[start]

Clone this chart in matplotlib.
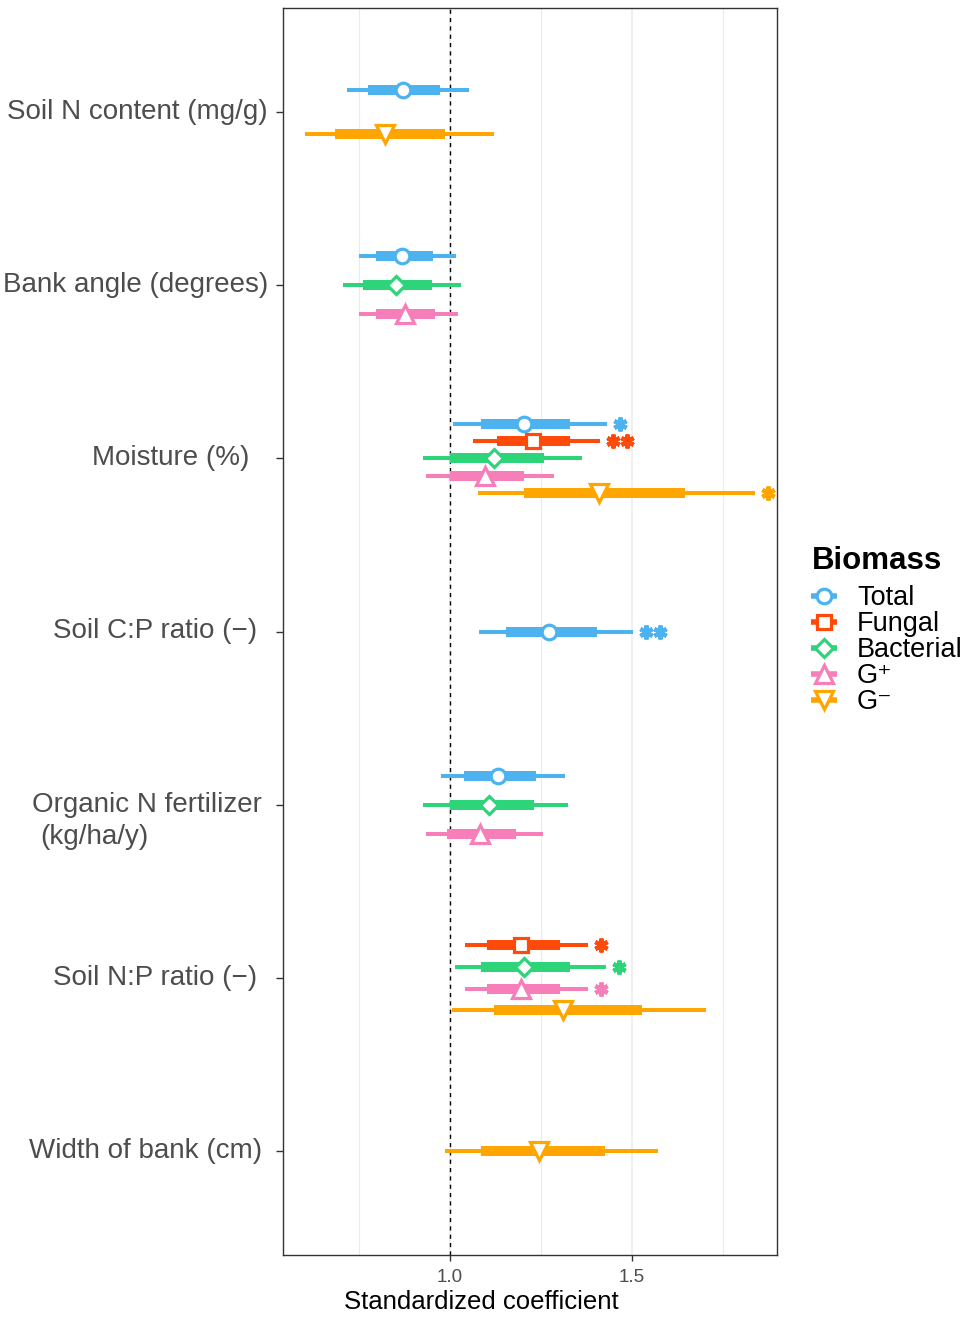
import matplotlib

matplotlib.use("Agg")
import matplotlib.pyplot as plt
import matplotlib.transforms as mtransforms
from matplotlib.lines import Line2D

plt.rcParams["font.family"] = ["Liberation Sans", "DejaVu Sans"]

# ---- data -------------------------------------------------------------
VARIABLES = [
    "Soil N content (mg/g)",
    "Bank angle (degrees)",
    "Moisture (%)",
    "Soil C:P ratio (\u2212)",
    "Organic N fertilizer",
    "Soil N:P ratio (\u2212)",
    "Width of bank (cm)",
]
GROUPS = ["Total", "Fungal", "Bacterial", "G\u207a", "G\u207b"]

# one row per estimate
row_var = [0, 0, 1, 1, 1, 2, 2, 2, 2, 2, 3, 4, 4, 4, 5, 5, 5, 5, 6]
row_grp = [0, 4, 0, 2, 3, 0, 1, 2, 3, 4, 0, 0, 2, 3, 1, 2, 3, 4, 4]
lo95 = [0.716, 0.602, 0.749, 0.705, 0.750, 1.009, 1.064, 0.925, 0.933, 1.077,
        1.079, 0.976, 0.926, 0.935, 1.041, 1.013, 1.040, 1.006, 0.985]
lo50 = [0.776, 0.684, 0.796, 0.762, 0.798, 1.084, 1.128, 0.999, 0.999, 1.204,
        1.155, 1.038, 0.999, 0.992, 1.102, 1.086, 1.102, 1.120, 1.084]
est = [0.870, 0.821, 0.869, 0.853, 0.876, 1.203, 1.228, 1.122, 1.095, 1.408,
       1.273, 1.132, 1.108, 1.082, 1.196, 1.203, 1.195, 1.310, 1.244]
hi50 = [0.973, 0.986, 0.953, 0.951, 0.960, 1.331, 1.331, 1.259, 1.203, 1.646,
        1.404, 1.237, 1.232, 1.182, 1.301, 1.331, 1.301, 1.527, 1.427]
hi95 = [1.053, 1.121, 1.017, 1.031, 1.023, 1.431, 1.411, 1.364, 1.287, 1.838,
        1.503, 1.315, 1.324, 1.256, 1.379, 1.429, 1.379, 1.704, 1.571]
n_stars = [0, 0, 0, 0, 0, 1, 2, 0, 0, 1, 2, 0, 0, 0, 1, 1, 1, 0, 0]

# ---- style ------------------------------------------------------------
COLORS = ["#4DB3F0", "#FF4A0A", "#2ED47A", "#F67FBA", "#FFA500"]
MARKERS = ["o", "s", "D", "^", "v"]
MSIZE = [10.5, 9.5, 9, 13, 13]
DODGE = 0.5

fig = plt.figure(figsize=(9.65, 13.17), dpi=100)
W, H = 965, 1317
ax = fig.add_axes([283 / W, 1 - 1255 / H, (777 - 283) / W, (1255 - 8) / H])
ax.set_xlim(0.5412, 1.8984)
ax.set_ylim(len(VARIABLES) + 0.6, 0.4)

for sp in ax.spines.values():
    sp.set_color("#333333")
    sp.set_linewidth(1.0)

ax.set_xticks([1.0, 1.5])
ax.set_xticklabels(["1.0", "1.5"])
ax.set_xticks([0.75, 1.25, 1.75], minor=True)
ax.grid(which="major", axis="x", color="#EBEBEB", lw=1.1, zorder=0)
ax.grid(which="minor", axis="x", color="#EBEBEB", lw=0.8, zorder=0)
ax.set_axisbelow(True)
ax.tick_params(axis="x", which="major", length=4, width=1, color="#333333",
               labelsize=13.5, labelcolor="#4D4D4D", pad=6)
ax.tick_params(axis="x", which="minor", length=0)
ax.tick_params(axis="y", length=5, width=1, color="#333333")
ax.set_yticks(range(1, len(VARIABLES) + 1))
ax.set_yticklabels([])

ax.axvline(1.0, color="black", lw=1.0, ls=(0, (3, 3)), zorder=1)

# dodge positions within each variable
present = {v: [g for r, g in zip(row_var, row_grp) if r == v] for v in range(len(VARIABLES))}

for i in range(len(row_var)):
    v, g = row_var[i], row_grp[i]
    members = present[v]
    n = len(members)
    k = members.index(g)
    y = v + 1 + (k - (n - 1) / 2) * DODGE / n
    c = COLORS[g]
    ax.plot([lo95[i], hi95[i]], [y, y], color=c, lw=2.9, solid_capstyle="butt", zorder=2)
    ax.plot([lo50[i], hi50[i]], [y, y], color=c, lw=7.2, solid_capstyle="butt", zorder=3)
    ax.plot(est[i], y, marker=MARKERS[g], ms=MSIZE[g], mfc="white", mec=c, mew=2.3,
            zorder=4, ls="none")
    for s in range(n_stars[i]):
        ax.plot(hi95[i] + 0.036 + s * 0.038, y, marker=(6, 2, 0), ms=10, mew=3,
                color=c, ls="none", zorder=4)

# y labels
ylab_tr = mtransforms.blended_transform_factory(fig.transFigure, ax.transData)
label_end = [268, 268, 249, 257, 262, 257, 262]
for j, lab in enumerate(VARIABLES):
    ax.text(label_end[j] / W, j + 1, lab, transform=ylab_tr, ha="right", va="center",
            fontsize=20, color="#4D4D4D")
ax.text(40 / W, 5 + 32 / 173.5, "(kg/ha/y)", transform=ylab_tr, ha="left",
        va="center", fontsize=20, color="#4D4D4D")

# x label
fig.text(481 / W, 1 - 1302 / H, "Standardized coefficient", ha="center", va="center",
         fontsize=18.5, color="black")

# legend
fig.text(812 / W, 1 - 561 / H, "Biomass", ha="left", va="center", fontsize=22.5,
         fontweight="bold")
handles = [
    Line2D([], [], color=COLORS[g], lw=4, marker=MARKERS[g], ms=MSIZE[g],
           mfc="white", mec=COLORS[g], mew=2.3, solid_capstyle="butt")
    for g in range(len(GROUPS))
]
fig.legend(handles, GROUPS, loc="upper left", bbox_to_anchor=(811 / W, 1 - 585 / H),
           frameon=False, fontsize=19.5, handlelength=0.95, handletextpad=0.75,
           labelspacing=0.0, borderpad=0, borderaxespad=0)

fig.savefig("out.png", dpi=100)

[end]

→ **What this task involves**: Every line in the data that holds "matplotlib" should be copied out.

→ **Solution to this exercise**:
Clone this chart in matplotlib.
import matplotlib
matplotlib.use("Agg")
import matplotlib.pyplot as plt
import matplotlib.transforms as mtransforms
from matplotlib.lines import Line2D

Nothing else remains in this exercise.